>> start

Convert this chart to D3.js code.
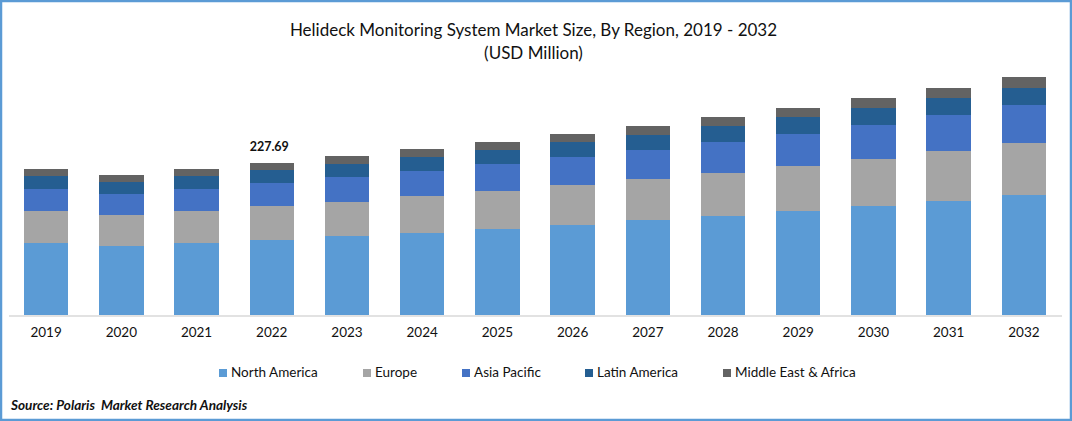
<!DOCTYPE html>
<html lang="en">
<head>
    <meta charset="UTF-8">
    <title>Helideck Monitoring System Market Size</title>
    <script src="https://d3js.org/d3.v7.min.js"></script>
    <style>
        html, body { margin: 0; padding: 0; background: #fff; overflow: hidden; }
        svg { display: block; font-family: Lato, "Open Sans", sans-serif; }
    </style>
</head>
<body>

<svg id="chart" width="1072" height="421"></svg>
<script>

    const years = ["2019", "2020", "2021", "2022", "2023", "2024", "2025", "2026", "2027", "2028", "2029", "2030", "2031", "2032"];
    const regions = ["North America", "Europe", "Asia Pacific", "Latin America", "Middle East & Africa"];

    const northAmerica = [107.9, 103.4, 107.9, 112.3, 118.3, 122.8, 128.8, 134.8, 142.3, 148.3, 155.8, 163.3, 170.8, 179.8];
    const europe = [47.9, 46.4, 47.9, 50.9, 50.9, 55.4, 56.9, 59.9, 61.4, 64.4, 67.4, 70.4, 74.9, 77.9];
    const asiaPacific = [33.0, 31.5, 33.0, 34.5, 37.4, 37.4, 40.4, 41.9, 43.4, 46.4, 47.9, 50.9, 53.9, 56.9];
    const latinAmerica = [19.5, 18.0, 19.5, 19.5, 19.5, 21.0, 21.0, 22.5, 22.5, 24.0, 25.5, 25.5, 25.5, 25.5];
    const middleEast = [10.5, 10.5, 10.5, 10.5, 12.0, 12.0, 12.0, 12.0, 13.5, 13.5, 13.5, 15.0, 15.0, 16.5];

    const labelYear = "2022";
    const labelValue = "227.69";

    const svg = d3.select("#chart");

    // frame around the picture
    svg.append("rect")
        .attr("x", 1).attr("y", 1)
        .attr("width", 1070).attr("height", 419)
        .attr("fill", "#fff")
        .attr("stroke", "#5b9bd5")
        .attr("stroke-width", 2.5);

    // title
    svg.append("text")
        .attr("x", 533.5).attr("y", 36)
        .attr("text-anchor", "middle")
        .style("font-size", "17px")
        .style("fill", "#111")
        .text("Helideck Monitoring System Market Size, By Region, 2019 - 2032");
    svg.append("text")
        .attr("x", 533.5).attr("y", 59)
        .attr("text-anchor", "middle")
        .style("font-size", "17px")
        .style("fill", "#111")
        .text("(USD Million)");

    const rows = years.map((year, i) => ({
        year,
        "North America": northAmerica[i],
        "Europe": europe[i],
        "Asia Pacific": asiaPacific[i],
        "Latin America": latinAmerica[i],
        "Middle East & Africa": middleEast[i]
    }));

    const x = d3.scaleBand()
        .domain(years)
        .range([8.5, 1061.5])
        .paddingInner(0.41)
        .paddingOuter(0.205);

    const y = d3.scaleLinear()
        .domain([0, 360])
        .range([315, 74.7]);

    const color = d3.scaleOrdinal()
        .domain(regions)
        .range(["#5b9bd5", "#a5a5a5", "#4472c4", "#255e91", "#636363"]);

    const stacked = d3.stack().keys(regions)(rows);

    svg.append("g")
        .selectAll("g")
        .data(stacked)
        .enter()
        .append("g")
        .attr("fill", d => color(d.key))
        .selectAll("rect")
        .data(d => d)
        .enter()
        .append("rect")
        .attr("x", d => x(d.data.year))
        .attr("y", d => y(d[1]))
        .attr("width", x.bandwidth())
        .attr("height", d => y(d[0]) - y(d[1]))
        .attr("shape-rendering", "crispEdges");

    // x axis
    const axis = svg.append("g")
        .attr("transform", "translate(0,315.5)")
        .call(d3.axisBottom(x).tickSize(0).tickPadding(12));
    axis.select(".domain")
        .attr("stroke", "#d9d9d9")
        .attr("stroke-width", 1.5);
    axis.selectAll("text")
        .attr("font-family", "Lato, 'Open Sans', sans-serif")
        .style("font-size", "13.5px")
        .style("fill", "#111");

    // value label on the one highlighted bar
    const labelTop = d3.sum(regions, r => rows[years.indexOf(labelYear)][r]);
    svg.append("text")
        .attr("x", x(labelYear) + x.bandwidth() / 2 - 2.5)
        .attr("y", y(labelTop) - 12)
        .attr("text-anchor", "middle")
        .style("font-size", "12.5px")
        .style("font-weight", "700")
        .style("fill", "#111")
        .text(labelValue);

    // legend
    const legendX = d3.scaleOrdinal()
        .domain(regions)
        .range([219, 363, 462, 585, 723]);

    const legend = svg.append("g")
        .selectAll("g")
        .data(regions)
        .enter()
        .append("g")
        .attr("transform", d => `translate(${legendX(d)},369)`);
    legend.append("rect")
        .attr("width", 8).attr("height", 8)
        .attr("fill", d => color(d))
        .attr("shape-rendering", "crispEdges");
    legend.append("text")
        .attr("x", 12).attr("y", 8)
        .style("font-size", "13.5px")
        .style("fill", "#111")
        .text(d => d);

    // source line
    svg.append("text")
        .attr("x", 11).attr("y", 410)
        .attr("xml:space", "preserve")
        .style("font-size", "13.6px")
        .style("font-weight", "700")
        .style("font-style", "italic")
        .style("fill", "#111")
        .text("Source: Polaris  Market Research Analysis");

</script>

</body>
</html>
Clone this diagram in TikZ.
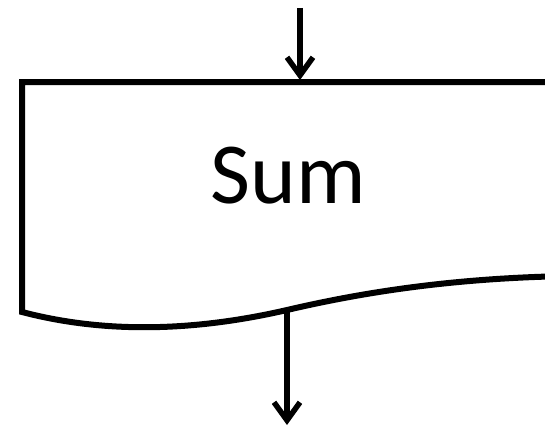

>> end

_SHORT PROBLEM_
Transcribe every line from the records above without alteration, and leave out the images.

_EXERCISE SOLUTION_
Convert this chart to D3.js code.
<!DOCTYPE html>
<html lang="en">
<head>
    <meta charset="UTF-8">
    <title>Helideck Monitoring System Market Size</title>
    <script src="https://d3js.org/d3.v7.min.js"></script>
    <style>
        html, body { margin: 0; padding: 0; background: #fff; overflow: hidden; }
        svg { display: block; font-family: Lato, "Open Sans", sans-serif; }
    </style>
</head>
<body>

<svg id="chart" width="1072" height="421"></svg>
<script>

    const years = ["2019", "2020", "2021", "2022", "2023", "2024", "2025", "2026", "2027", "2028", "2029", "2030", "2031", "2032"];
    const regions = ["North America", "Europe", "Asia Pacific", "Latin America", "Middle East & Africa"];

    const northAmerica = [107.9, 103.4, 107.9, 112.3, 118.3, 122.8, 128.8, 134.8, 142.3, 148.3, 155.8, 163.3, 170.8, 179.8];
    const europe = [47.9, 46.4, 47.9, 50.9, 50.9, 55.4, 56.9, 59.9, 61.4, 64.4, 67.4, 70.4, 74.9, 77.9];
    const asiaPacific = [33.0, 31.5, 33.0, 34.5, 37.4, 37.4, 40.4, 41.9, 43.4, 46.4, 47.9, 50.9, 53.9, 56.9];
    const latinAmerica = [19.5, 18.0, 19.5, 19.5, 19.5, 21.0, 21.0, 22.5, 22.5, 24.0, 25.5, 25.5, 25.5, 25.5];
    const middleEast = [10.5, 10.5, 10.5, 10.5, 12.0, 12.0, 12.0, 12.0, 13.5, 13.5, 13.5, 15.0, 15.0, 16.5];

    const labelYear = "2022";
    const labelValue = "227.69";

    const svg = d3.select("#chart");

    // frame around the picture
    svg.append("rect")
        .attr("x", 1).attr("y", 1)
        .attr("width", 1070).attr("height", 419)
        .attr("fill", "#fff")
        .attr("stroke", "#5b9bd5")
        .attr("stroke-width", 2.5);

    // title
    svg.append("text")
        .attr("x", 533.5).attr("y", 36)
        .attr("text-anchor", "middle")
        .style("font-size", "17px")
        .style("fill", "#111")
        .text("Helideck Monitoring System Market Size, By Region, 2019 - 2032");
    svg.append("text")
        .attr("x", 533.5).attr("y", 59)
        .attr("text-anchor", "middle")
        .style("font-size", "17px")
        .style("fill", "#111")
        .text("(USD Million)");

    const rows = years.map((year, i) => ({
        year,
        "North America": northAmerica[i],
        "Europe": europe[i],
        "Asia Pacific": asiaPacific[i],
        "Latin America": latinAmerica[i],
        "Middle East & Africa": middleEast[i]
    }));

    const x = d3.scaleBand()
        .domain(years)
        .range([8.5, 1061.5])
        .paddingInner(0.41)
        .paddingOuter(0.205);

    const y = d3.scaleLinear()
        .domain([0, 360])
        .range([315, 74.7]);

    const color = d3.scaleOrdinal()
        .domain(regions)
        .range(["#5b9bd5", "#a5a5a5", "#4472c4", "#255e91", "#636363"]);

    const stacked = d3.stack().keys(regions)(rows);

    svg.append("g")
        .selectAll("g")
        .data(stacked)
        .enter()
        .append("g")
        .attr("fill", d => color(d.key))
        .selectAll("rect")
        .data(d => d)
        .enter()
        .append("rect")
        .attr("x", d => x(d.data.year))
        .attr("y", d => y(d[1]))
        .attr("width", x.bandwidth())
        .attr("height", d => y(d[0]) - y(d[1]))
        .attr("shape-rendering", "crispEdges");

    // x axis
    const axis = svg.append("g")
        .attr("transform", "translate(0,315.5)")
        .call(d3.axisBottom(x).tickSize(0).tickPadding(12));
    axis.select(".domain")
        .attr("stroke", "#d9d9d9")
        .attr("stroke-width", 1.5);
    axis.selectAll("text")
        .attr("font-family", "Lato, 'Open Sans', sans-serif")
        .style("font-size", "13.5px")
        .style("fill", "#111");

    // value label on the one highlighted bar
    const labelTop = d3.sum(regions, r => rows[years.indexOf(labelYear)][r]);
    svg.append("text")
        .attr("x", x(labelYear) + x.bandwidth() / 2 - 2.5)
        .attr("y", y(labelTop) - 12)
        .attr("text-anchor", "middle")
        .style("font-size", "12.5px")
        .style("font-weight", "700")
        .style("fill", "#111")
        .text(labelValue);

    // legend
    const legendX = d3.scaleOrdinal()
        .domain(regions)
        .range([219, 363, 462, 585, 723]);

    const legend = svg.append("g")
        .selectAll("g")
        .data(regions)
        .enter()
        .append("g")
        .attr("transform", d => `translate(${legendX(d)},369)`);
    legend.append("rect")
        .attr("width", 8).attr("height", 8)
        .attr("fill", d => color(d))
        .attr("shape-rendering", "crispEdges");
    legend.append("text")
        .attr("x", 12).attr("y", 8)
        .style("font-size", "13.5px")
        .style("fill", "#111")
        .text(d => d);

    // source line
    svg.append("text")
        .attr("x", 11).attr("y", 410)
        .attr("xml:space", "preserve")
        .style("font-size", "13.6px")
        .style("font-weight", "700")
        .style("font-style", "italic")
        .style("fill", "#111")
        .text("Source: Polaris  Market Research Analysis");

</script>

</body>
</html>
Clone this diagram in TikZ.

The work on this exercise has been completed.